Commerce & Liberty
Apple is too big, and Congress is right to notice
When a single private company controls the commanding heights of an industrial supply chain, the republic's commerce power demands an answer.
Sunday, June 28, 2026
When private power outgrows its check
According to Fox News, Representative Alexandria Ocasio-Cortez has declared that Congress should consider breaking up companies like Apple, citing rising prices linked to AI chip supply chain strain. I will not adjudicate the politics of who said it or under which banner it was said. I am interested in the argument itself — because it is an argument that goes to the very heart of what a national commerce power is for.
I spent the better part of my tenure as Secretary of the Treasury arguing that the federal government must be vigorous enough to shape commercial life — to encourage manufactures, to establish credit, to build the institutional sinews a young republic needed to compete with older powers. I did not argue for government power as an end in itself. I argued for it as a check: a counterweight against the kind of concentrated private dominance that, left unchecked, substitutes a private will for the public one. The Bank I championed was not meant to be a monster; it was meant to prevent monsters.

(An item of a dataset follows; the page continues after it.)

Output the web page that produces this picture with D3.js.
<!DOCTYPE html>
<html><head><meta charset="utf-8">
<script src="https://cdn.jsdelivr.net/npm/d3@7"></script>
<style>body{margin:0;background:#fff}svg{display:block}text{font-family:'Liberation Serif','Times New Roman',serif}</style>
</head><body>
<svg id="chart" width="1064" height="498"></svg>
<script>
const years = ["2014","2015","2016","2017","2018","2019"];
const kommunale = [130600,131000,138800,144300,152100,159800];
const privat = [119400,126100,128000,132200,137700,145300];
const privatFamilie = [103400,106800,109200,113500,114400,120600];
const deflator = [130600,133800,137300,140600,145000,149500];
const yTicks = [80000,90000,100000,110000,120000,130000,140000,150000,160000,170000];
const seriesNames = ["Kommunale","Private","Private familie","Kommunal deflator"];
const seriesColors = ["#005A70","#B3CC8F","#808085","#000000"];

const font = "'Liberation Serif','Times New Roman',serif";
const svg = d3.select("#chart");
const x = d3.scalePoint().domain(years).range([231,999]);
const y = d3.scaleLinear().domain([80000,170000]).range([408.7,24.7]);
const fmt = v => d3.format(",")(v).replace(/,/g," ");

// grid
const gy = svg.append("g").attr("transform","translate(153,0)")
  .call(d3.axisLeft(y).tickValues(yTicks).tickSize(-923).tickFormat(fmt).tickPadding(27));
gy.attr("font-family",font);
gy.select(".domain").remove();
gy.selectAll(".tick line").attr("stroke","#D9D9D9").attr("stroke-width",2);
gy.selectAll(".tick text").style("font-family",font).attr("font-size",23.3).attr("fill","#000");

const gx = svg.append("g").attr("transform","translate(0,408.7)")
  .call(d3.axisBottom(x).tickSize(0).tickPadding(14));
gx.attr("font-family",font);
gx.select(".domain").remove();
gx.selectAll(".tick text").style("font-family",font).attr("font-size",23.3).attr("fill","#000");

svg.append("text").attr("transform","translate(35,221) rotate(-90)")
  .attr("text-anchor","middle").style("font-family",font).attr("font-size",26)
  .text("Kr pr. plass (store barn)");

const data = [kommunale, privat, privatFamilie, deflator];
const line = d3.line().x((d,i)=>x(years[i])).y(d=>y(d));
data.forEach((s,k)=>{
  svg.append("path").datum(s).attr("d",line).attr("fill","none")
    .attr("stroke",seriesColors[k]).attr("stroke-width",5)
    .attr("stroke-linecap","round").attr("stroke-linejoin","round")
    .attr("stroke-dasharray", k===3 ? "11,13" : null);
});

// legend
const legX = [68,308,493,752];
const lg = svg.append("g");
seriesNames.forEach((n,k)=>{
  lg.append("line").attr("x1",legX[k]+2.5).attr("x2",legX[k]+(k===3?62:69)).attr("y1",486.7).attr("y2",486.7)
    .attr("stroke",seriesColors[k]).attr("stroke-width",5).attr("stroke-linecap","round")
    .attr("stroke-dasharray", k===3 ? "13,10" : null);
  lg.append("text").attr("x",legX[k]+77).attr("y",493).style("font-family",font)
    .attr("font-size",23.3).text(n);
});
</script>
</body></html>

The AI chip supply chain, as I understand it by inference from the reporting, is not merely a commercial convenience. It is the productive foundation on which American industry — and national security — will increasingly rest. When one or two companies command that foundation, and when their pricing decisions flow from that command rather than from open competition, the republic has a legitimate interest. This is not socialism. This is the plain logic of the commerce power, which I always read broadly: broadly enough to make a national market, broadly enough to prevent a private party from becoming the market.
I will speak with the humility the situation requires on the precise engineering of semiconductor supply chains — I could not have known them, and I will not pretend otherwise. But I know this much: a nation that cedes control of its industrial base to a handful of private actors, however talented, is a nation that has traded its productive independence for convenience. My Report on the Subject of Manufactures made exactly this case, against those who said government had no business encouraging industry. The fashionable objection changes with the century; the underlying error does not.

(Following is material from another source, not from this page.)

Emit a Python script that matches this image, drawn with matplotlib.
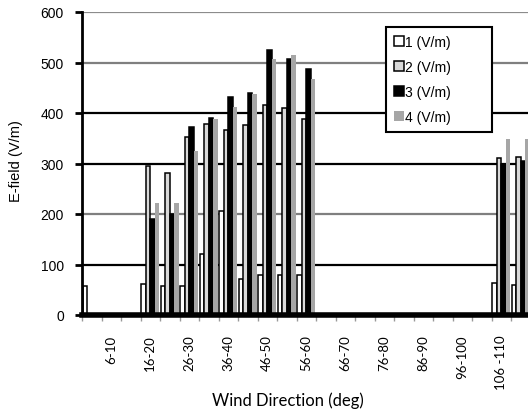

Here is my recommendation, stated plainly. Congress should neither panic nor shrug. It should conduct rigorous investigation — under the commerce power, under antitrust authority — into whether the concentration of AI chip supply and the devices built upon it has risen to the level where it distorts market entry, raises prices without competitive discipline, and creates dependencies that a foreign adversary could exploit. If the answer is yes on any of those counts, the remedy is not to destroy a great enterprise but to regulate it as the public utility it has effectively become, or to restore the competitive conditions that make regulation unnecessary. Inaction is not neutrality. In commerce as in government, a feeble hand is not a clean hand.